Well, the thing is, I’m physically constrained… the PCBs have already been made, and surprise surprise, I messed something up in the wiring. The master and slaves use a physical Ethernet connection (for the twisted pairs and the robustness of the connector).

But I wired the TX line into the 5V pair and… the RX into the 12V pair!

And on top of that, my slaves can be several meters apart from each other, so UART is basically a no-go...

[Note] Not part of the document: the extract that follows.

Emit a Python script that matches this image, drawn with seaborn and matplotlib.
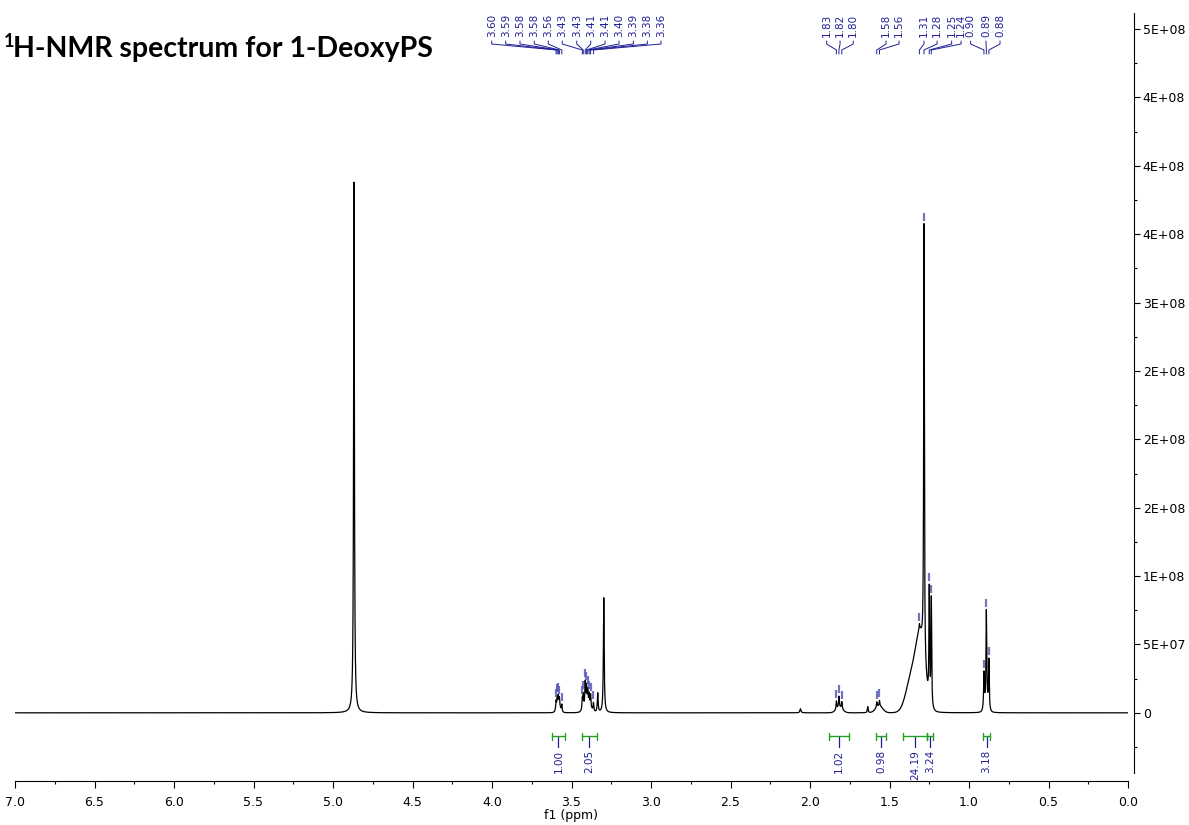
import numpy as np
import pandas as pd
import seaborn as sns
import matplotlib.pyplot as plt
from matplotlib import transforms
from matplotlib.ticker import MultipleLocator, FuncFormatter

# single sharp lines (solvent / water / small bumps): ppm, height (x1e6), half width (ppm)
line_ppm = [4.868, 3.297, 3.335, 1.637, 2.060]
line_height = [388, 84, 14, 4.5, 3]
line_hwhm = [0.003, 0.003, 0.003, 0.003, 0.004]

# picked peaks with their labels
peak_ppm = [3.597, 3.590, 3.583, 3.576, 3.561,
            3.432, 3.426, 3.414, 3.406, 3.398, 3.389, 3.380, 3.362,
            1.834, 1.818, 1.800, 1.580, 1.563,
            1.312, 1.283, 1.250, 1.237,
            0.906, 0.891, 0.875]
peak_height = [6, 7, 7, 6, 5,
               8, 10, 17, 13, 10, 8, 9, 6,
               6, 8, 5, 4, 4,
               4, 318, 82, 79,
               25, 66, 35]
peak_labels = ['3.60', '3.59', '3.58', '3.58', '3.56',
               '3.43', '3.43', '3.41', '3.41', '3.40', '3.39', '3.38', '3.36',
               '1.83', '1.82', '1.80', '1.58', '1.56',
               '1.31', '1.28', '1.25', '1.24',
               '0.90', '0.89', '0.88']

# broad humps under the multiplets: ppm, height (x1e6), sigma (ppm)
hump_ppm = [3.582, 3.400, 1.815, 1.565, 1.305, 1.360, 0.891]
hump_height = [5, 6, 4, 5, 50, 26, 8]
hump_sigma = [0.012, 0.02, 0.02, 0.022, 0.028, 0.035, 0.012]

# integrals
integ_from = [3.623, 3.434, 1.881, 1.585, 1.413, 1.262, 0.910]
integ_to = [3.541, 3.340, 1.755, 1.522, 1.262, 1.225, 0.868]
integ_labels = ['1.00', '2.05', '1.02', '0.98', '24.19', '3.24', '3.18']

# where the peak labels sit along the top (ppm)
label_pos = [4.002, 3.914, 3.824, 3.734, 3.646, 3.558, 3.467, 3.379, 3.289,
             3.201, 3.111, 3.023, 2.937,
             1.895, 1.811, 1.728, 1.522, 1.440,
             1.283, 1.201, 1.109, 1.050, 0.990, 0.893, 0.805]

ppm = np.linspace(7.0, 0.0, 28001)
inten = np.zeros_like(ppm)
for c, h, w in zip(line_ppm + peak_ppm, line_height + peak_height,
                   line_hwhm + [0.0025] * len(peak_ppm)):
    inten += h / (1 + ((ppm - c) / w) ** 2)
for c, h, s in zip(hump_ppm, hump_height, hump_sigma):
    inten += h * np.exp(-0.5 * ((ppm - c) / s) ** 2)
inten *= 1e6
df = pd.DataFrame({'ppm': ppm, 'intensity': inten})

sns.set_style('ticks')
plt.rcParams['font.family'] = ['DejaVu Sans']
plt.rcParams['text.color'] = 'black'
plt.rcParams['axes.labelcolor'] = 'black'
plt.rcParams['axes.edgecolor'] = 'black'
plt.rcParams['xtick.color'] = 'black'
plt.rcParams['ytick.color'] = 'black'

W, H = 1189, 825
fig = plt.figure(figsize=(W / 100, H / 100), dpi=100)
ax = fig.add_axes([15 / W, (H - 773) / H, 1113 / W, 760.3 / H])

sns.lineplot(data=df, x='ppm', y='intensity', ax=ax, color='black', lw=0.9,
             estimator=None, sort=False)

ax.set_xlim(7.0, 0.0)
ax.set_ylim(-4.4e7, 5.12e8)

for s in ['left', 'top']:
    ax.spines[s].set_visible(False)
ax.spines['right'].set_position(('outward', 4.3))
ax.spines['bottom'].set_position(('outward', 5.8))
ax.yaxis.tick_right()
ax.yaxis.set_label_position('right')
ax.set_ylabel('')

ax.xaxis.set_major_locator(MultipleLocator(0.5))
ax.xaxis.set_minor_locator(MultipleLocator(0.25))
ax.xaxis.set_major_formatter(FuncFormatter(lambda v, _: f'{v:.1f}'))
ax.yaxis.set_major_locator(MultipleLocator(5e7))
ax.yaxis.set_minor_locator(MultipleLocator(2.5e7))
ax.yaxis.set_major_formatter(FuncFormatter(lambda v, _: '0' if abs(v) < 1 else f'{v:.0E}'))
ax.tick_params(axis='x', which='major', length=5, width=0.8, labelsize=9, pad=6)
ax.tick_params(axis='x', which='minor', length=2, width=0.8)
ax.tick_params(axis='y', which='major', length=4.3, width=0.8, labelsize=9, pad=2)
ax.tick_params(axis='y', which='minor', length=2.2, width=0.8)
ax.set_xlabel('f1 (ppm)', fontsize=9, labelpad=0)

blue = '#1f1f96'
mark = '#5b5bb8'
green = '#22a022'
tr = transforms.blended_transform_factory(ax.transData, fig.transFigure)


def fy(px):
    return 1 - px / H


# peak labels with fan lines
for lp, pp, lab in zip(label_pos, peak_ppm, peak_labels):
    ax.text(lp, fy(37), lab, transform=tr, rotation=90, ha='center', va='bottom',
            fontsize=7.5, color=blue, clip_on=False)
    ax.plot([lp, lp, pp, pp], [fy(41), fy(44), fy(50), fy(54)], transform=tr,
            color=blue, lw=0.7, clip_on=False)

# peak markers on top of the spectrum
px_unit = (5.12e8 + 4.4e7) / 760.3
for pp in peak_ppm:
    top = np.interp(pp, ppm[::-1], inten[::-1])
    ax.vlines(pp, top + 3 * px_unit, top + 11 * px_unit, color=mark, lw=1.6, alpha=0.85)

# integrals
for a, b, lab in zip(integ_from, integ_to, integ_labels):
    mid = (a + b) / 2
    ax.plot([a, b], [fy(736), fy(736)], transform=tr, color=green, lw=1, clip_on=False)
    ax.plot([a, a], [fy(733), fy(739.5)], transform=tr, color=green, lw=1, clip_on=False)
    ax.plot([b, b], [fy(733), fy(739.5)], transform=tr, color=green, lw=1, clip_on=False)
    ax.plot([mid, mid], [fy(736.5), fy(747)], transform=tr, color=blue, lw=0.9, clip_on=False)
    ax.text(mid, fy(750), lab, transform=tr, rotation=90, ha='center', va='top',
            fontsize=7.5, color=blue, clip_on=False)

# title with a raised "1"
fig.text(4 / W, fy(47), '1', fontsize=13, fontweight='bold',
         family=['Lato', 'DejaVu Sans'], va='baseline', color='black')
fig.text(13 / W, fy(57), 'H-NMR spectrum for 1-DeoxyPS', fontsize=20.5,
         fontweight='bold', family=['Lato', 'DejaVu Sans'], va='baseline', color='black')

fig.savefig('out.png', dpi=100)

Especially since I don’t have external crystals on the slaves, so the clock frequency is really low and way too imprecise for USART — especially over long distances and with such crappy physical connections between them and the master.

 

That’s why I moved toward bit-banging, which gives me more flexibility and better control over voltage modulation reliability, even across long distances.

 

And yeah, I don’t have a logic analyzer — which is a huge problem for debugging this kind of prototype. I plan on buying one eventually, but for now I just don’t have the budget, so I have to do without.

 

But right now I’m really tearing my hair out — sometimes I manage to get something working, but the moment I add a new feature to make the system more complete, it breaks everything and I spend all my time fixing stuff all over the place.

Especially since I’m really a beginner in C. I’m solid in a bunch of other languages, but C really isn’t my strong suit.